TASK TO COMPLETE:
Can you set down, exactly as they appear below, the lines from the opening of the material through the one bearing "0.6, 0.7, 0.8];", minus the pictures?

-------- TASK MATERIAL

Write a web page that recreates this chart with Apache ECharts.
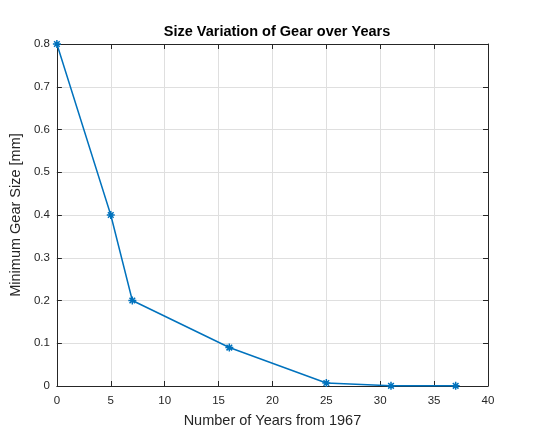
<!DOCTYPE html>
<html><head><meta charset="utf-8">
<script src="https://cdn.jsdelivr.net/npm/echarts@6/dist/echarts.min.js"></script>
<style>html,body{margin:0;padding:0;background:#fff}#c{width:538px;height:446px}</style>
</head><body><div id="c"></div>
<script>
const years = [0, 5, 7, 16, 25, 31, 37];
const sizes = [0.8, 0.4, 0.2, 0.09, 0.007, 0.0005, 0.0005];
const xTicks = [0, 5, 10, 15, 20, 25, 30, 35, 40];
const yTicks = [0, 0.1, 0.2, 0.3, 0.4, 0.5, 0.6, 0.7, 0.8];

const font = 'Liberation Sans, Arial, Helvetica, sans-serif';
const axisCol = '#262626';
const chart = echarts.init(document.getElementById('c'), null, {renderer: 'canvas'});
const star = 'path://M0,-10L0,10M-10,0L10,0M-7.07,-7.07L7.07,7.07M-7.07,7.07L7.07,-7.07';
const baseX = {
  type: 'value', min: 0, max: 40, interval: 5,
  axisLine: {show: true, onZero: false, lineStyle: {color: axisCol, width: 1}},
  axisTick: {show: true, inside: true, length: 5, lineStyle: {color: axisCol}},
};
const baseY = {
  type: 'value', min: 0, max: 0.8, interval: 0.1,
  axisLine: {show: true, onZero: false, lineStyle: {color: axisCol, width: 1}},
  axisTick: {show: true, inside: true, length: 5, lineStyle: {color: axisCol}},
};
chart.setOption({
  animation: false,
  backgroundColor: '#fff',
  title: {
    text: 'Size Variation of Gear over Years', left: 272, top: 19, textAlign: 'center',
    textStyle: {fontFamily: font, fontSize: 14.5, fontWeight: 'bold', color: '#000'}
  },
  grid: {left: 55, right: 50, top: 44, bottom: 60, show: true, backgroundColor: '#fff', borderWidth: 0},
  xAxis: [
    Object.assign({}, baseX, {
      position: 'bottom',
      name: 'Number of Years from 1967', nameLocation: 'middle', nameGap: 27,
      nameTextStyle: {fontFamily: font, fontSize: 14.5, color: '#262626'},
      axisLabel: {fontFamily: font, fontSize: 11.5, color: '#262626', margin: 9},
      splitLine: {show: true, lineStyle: {color: '#dfdfdf', width: 1}}
    }),
    Object.assign({}, baseX, {position: 'top', axisLabel: {show: false}, splitLine: {show: false}})
  ],
  yAxis: [
    Object.assign({}, baseY, {
      position: 'left',
      name: 'Minimum Gear Size [mm]', nameLocation: 'middle', nameGap: 30,
      nameTextStyle: {fontFamily: font, fontSize: 14.5, color: '#262626'},
      axisLabel: {fontFamily: font, fontSize: 11.5, color: '#262626', margin: 7,
        formatter: v => (Math.round(v * 10) / 10).toString()},
      splitLine: {show: true, lineStyle: {color: '#dfdfdf', width: 1}}
    }),
    Object.assign({}, baseY, {position: 'right', axisLabel: {show: false}, splitLine: {show: false}})
  ],
  series: [{
    type: 'line',
    data: years.map((x, i) => [x, sizes[i]]),
    xAxisIndex: 0, yAxisIndex: 0,
    lineStyle: {color: '#0072BD', width: 1.5},
    symbol: star, symbolSize: 8, showAllSymbol: true,
    itemStyle: {color: 'none', borderColor: '#0072BD', borderWidth: 1.5},
    clip: false
  }]
});
</script></body></html>
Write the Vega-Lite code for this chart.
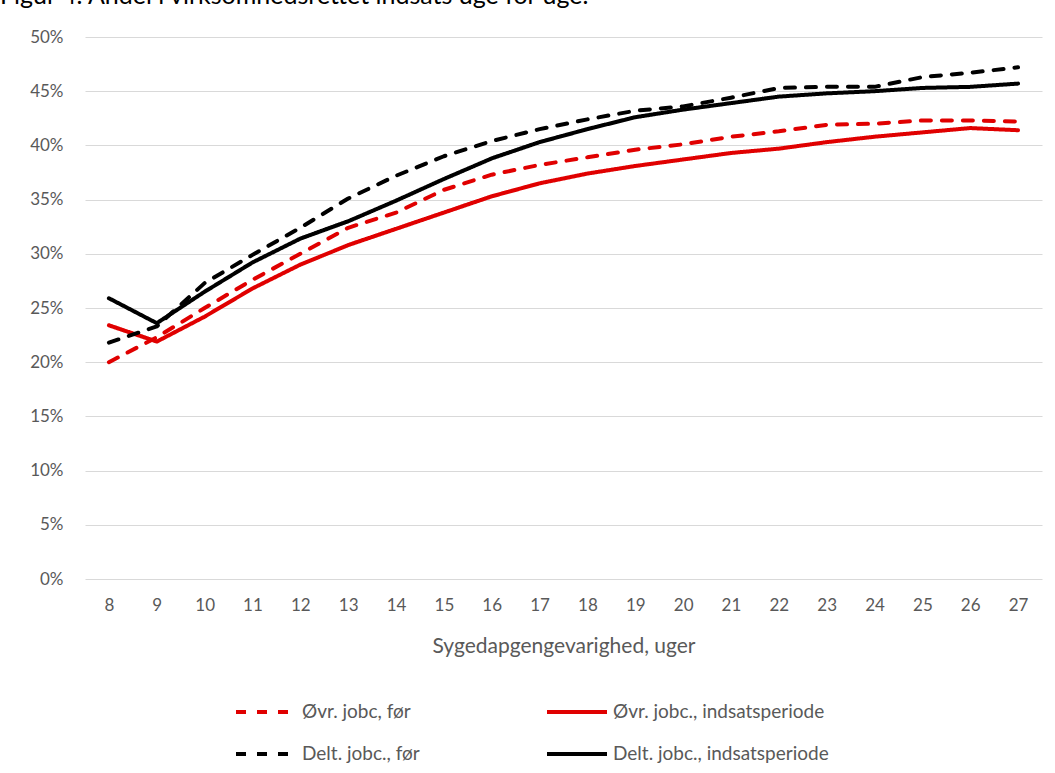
{
  "$schema": "https://vega.github.io/schema/vega-lite/v6.json",
  "width": 957,
  "height": 542,
  "autosize": {"type": "none"},
  "padding": {"left": 85, "top": 37, "right": 13, "bottom": 194},
  "background": "white",
  "title": {
    "text": "Figur 4. Andel i virksomhedsrettet indsats uge for uge.",
    "anchor": "start",
    "frame": "group",
    "orient": "top",
    "baseline": "alphabetic",
    "offset": 0,
    "dx": -85,
    "dy": 1,
    "font": "Lato",
    "fontSize": 25,
    "fontWeight": "normal",
    "color": "#000000"
  },
  "config": {
    "view": {"stroke": null},
    "font": "Lato"
  },
  "data": {
    "values": [
      {"week": 8, "series": "Øvr. jobc, før", "value": 20.0},
      {"week": 9, "series": "Øvr. jobc, før", "value": 22.3},
      {"week": 10, "series": "Øvr. jobc, før", "value": 25.0},
      {"week": 11, "series": "Øvr. jobc, før", "value": 27.6},
      {"week": 12, "series": "Øvr. jobc, før", "value": 30.0},
      {"week": 13, "series": "Øvr. jobc, før", "value": 32.4},
      {"week": 14, "series": "Øvr. jobc, før", "value": 33.8},
      {"week": 15, "series": "Øvr. jobc, før", "value": 35.9},
      {"week": 16, "series": "Øvr. jobc, før", "value": 37.3},
      {"week": 17, "series": "Øvr. jobc, før", "value": 38.2},
      {"week": 18, "series": "Øvr. jobc, før", "value": 38.9},
      {"week": 19, "series": "Øvr. jobc, før", "value": 39.6},
      {"week": 20, "series": "Øvr. jobc, før", "value": 40.1},
      {"week": 21, "series": "Øvr. jobc, før", "value": 40.8},
      {"week": 22, "series": "Øvr. jobc, før", "value": 41.3},
      {"week": 23, "series": "Øvr. jobc, før", "value": 41.9},
      {"week": 24, "series": "Øvr. jobc, før", "value": 42.0},
      {"week": 25, "series": "Øvr. jobc, før", "value": 42.3},
      {"week": 26, "series": "Øvr. jobc, før", "value": 42.3},
      {"week": 27, "series": "Øvr. jobc, før", "value": 42.2},
      {"week": 8, "series": "Øvr. jobc., indsatsperiode", "value": 23.4},
      {"week": 9, "series": "Øvr. jobc., indsatsperiode", "value": 21.9},
      {"week": 10, "series": "Øvr. jobc., indsatsperiode", "value": 24.2},
      {"week": 11, "series": "Øvr. jobc., indsatsperiode", "value": 26.8},
      {"week": 12, "series": "Øvr. jobc., indsatsperiode", "value": 29.0},
      {"week": 13, "series": "Øvr. jobc., indsatsperiode", "value": 30.8},
      {"week": 14, "series": "Øvr. jobc., indsatsperiode", "value": 32.3},
      {"week": 15, "series": "Øvr. jobc., indsatsperiode", "value": 33.8},
      {"week": 16, "series": "Øvr. jobc., indsatsperiode", "value": 35.3},
      {"week": 17, "series": "Øvr. jobc., indsatsperiode", "value": 36.5},
      {"week": 18, "series": "Øvr. jobc., indsatsperiode", "value": 37.4},
      {"week": 19, "series": "Øvr. jobc., indsatsperiode", "value": 38.1},
      {"week": 20, "series": "Øvr. jobc., indsatsperiode", "value": 38.7},
      {"week": 21, "series": "Øvr. jobc., indsatsperiode", "value": 39.3},
      {"week": 22, "series": "Øvr. jobc., indsatsperiode", "value": 39.7},
      {"week": 23, "series": "Øvr. jobc., indsatsperiode", "value": 40.3},
      {"week": 24, "series": "Øvr. jobc., indsatsperiode", "value": 40.8},
      {"week": 25, "series": "Øvr. jobc., indsatsperiode", "value": 41.2},
      {"week": 26, "series": "Øvr. jobc., indsatsperiode", "value": 41.6},
      {"week": 27, "series": "Øvr. jobc., indsatsperiode", "value": 41.4},
      {"week": 8, "series": "Delt. jobc., før", "value": 21.8},
      {"week": 9, "series": "Delt. jobc., før", "value": 23.3},
      {"week": 10, "series": "Delt. jobc., før", "value": 27.3},
      {"week": 11, "series": "Delt. jobc., før", "value": 29.9},
      {"week": 12, "series": "Delt. jobc., før", "value": 32.4},
      {"week": 13, "series": "Delt. jobc., før", "value": 35.1},
      {"week": 14, "series": "Delt. jobc., før", "value": 37.2},
      {"week": 15, "series": "Delt. jobc., før", "value": 39.0},
      {"week": 16, "series": "Delt. jobc., før", "value": 40.4},
      {"week": 17, "series": "Delt. jobc., før", "value": 41.5},
      {"week": 18, "series": "Delt. jobc., før", "value": 42.4},
      {"week": 19, "series": "Delt. jobc., før", "value": 43.2},
      {"week": 20, "series": "Delt. jobc., før", "value": 43.6},
      {"week": 21, "series": "Delt. jobc., før", "value": 44.4},
      {"week": 22, "series": "Delt. jobc., før", "value": 45.3},
      {"week": 23, "series": "Delt. jobc., før", "value": 45.4},
      {"week": 24, "series": "Delt. jobc., før", "value": 45.4},
      {"week": 25, "series": "Delt. jobc., før", "value": 46.3},
      {"week": 26, "series": "Delt. jobc., før", "value": 46.7},
      {"week": 27, "series": "Delt. jobc., før", "value": 47.2},
      {"week": 8, "series": "Delt. jobc., indsatsperiode", "value": 25.9},
      {"week": 9, "series": "Delt. jobc., indsatsperiode", "value": 23.6},
      {"week": 10, "series": "Delt. jobc., indsatsperiode", "value": 26.5},
      {"week": 11, "series": "Delt. jobc., indsatsperiode", "value": 29.2},
      {"week": 12, "series": "Delt. jobc., indsatsperiode", "value": 31.4},
      {"week": 13, "series": "Delt. jobc., indsatsperiode", "value": 33.0},
      {"week": 14, "series": "Delt. jobc., indsatsperiode", "value": 34.9},
      {"week": 15, "series": "Delt. jobc., indsatsperiode", "value": 36.9},
      {"week": 16, "series": "Delt. jobc., indsatsperiode", "value": 38.8},
      {"week": 17, "series": "Delt. jobc., indsatsperiode", "value": 40.3},
      {"week": 18, "series": "Delt. jobc., indsatsperiode", "value": 41.5},
      {"week": 19, "series": "Delt. jobc., indsatsperiode", "value": 42.6},
      {"week": 20, "series": "Delt. jobc., indsatsperiode", "value": 43.3},
      {"week": 21, "series": "Delt. jobc., indsatsperiode", "value": 43.9},
      {"week": 22, "series": "Delt. jobc., indsatsperiode", "value": 44.5},
      {"week": 23, "series": "Delt. jobc., indsatsperiode", "value": 44.8},
      {"week": 24, "series": "Delt. jobc., indsatsperiode", "value": 45.0},
      {"week": 25, "series": "Delt. jobc., indsatsperiode", "value": 45.3},
      {"week": 26, "series": "Delt. jobc., indsatsperiode", "value": 45.4},
      {"week": 27, "series": "Delt. jobc., indsatsperiode", "value": 45.7}
    ]
  },
  "mark": {"type": "line", "strokeWidth": 4, "strokeCap": "round", "strokeJoin": "round"},
  "encoding": {
    "x": {
      "field": "week",
      "type": "ordinal",
      "scale": {"type": "point", "padding": 0.5},
      "axis": {
        "title": "Sygedapgengevarighed, uger",
        "titleFont": "Lato",
        "titleFontSize": 21,
        "titleFontWeight": "normal",
        "titleColor": "#595959",
        "titlePadding": 22,
        "labelAngle": 0,
        "labelFont": "Lato",
        "labelFontSize": 17,
        "labelColor": "#595959",
        "labelPadding": 18,
        "ticks": false,
        "grid": false,
        "domain": false
      }
    },
    "y": {
      "field": "value",
      "type": "quantitative",
      "scale": {"domain": [0, 50], "nice": false, "zero": true},
      "axis": {
        "title": null,
        "values": [0, 5, 10, 15, 20, 25, 30, 35, 40, 45, 50],
        "labelExpr": "datum.value + '%'",
        "labelFont": "Lato",
        "labelFontSize": 17,
        "labelColor": "#595959",
        "labelPadding": 22,
        "ticks": false,
        "domain": false,
        "grid": true,
        "gridColor": "#d9d9d9",
        "gridWidth": 1.2
      }
    },
    "color": {
      "field": "series",
      "type": "nominal",
      "scale": {
        "domain": ["Øvr. jobc, før", "Øvr. jobc., indsatsperiode", "Delt. jobc., før", "Delt. jobc., indsatsperiode"],
        "range": ["#E00000", "#E00000", "#000000", "#000000"]
      },
      "legend": {
        "title": null,
        "orient": "none",
        "legendX": 149,
        "legendY": 643,
        "direction": "horizontal",
        "columns": 2,
        "columnPadding": 119,
        "rowPadding": 0,
        "symbolType": "stroke",
        "symbolSize": 3600,
        "symbolStrokeWidth": 4,
        "labelFont": "Lato",
        "labelFontSize": 19,
        "labelColor": "#595959",
        "labelOffset": 4,
        "labelLimit": 400
      }
    },
    "strokeDash": {
      "field": "series",
      "type": "nominal",
      "scale": {
        "domain": ["Øvr. jobc, før", "Øvr. jobc., indsatsperiode", "Delt. jobc., før", "Delt. jobc., indsatsperiode"],
        "range": [[10, 11], [1, 0], [10, 11], [1, 0]]
      },
      "legend": {
        "title": null,
        "orient": "none",
        "legendX": 149,
        "legendY": 643,
        "direction": "horizontal",
        "columns": 2,
        "columnPadding": 119,
        "rowPadding": 0,
        "symbolType": "stroke",
        "symbolSize": 3600,
        "symbolStrokeWidth": 4,
        "labelFont": "Lato",
        "labelFontSize": 19,
        "labelColor": "#595959",
        "labelOffset": 4,
        "labelLimit": 400
      }
    }
  }
}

----------------

EXPECTED OUTPUT:
Write a web page that recreates this chart with Apache ECharts.
<!DOCTYPE html>
<html><head><meta charset="utf-8">
<script src="https://cdn.jsdelivr.net/npm/echarts@6/dist/echarts.min.js"></script>
<style>html,body{margin:0;padding:0;background:#fff}#c{width:538px;height:446px}</style>
</head><body><div id="c"></div>
<script>
const years = [0, 5, 7, 16, 25, 31, 37];
const sizes = [0.8, 0.4, 0.2, 0.09, 0.007, 0.0005, 0.0005];
const xTicks = [0, 5, 10, 15, 20, 25, 30, 35, 40];
const yTicks = [0, 0.1, 0.2, 0.3, 0.4, 0.5, 0.6, 0.7, 0.8];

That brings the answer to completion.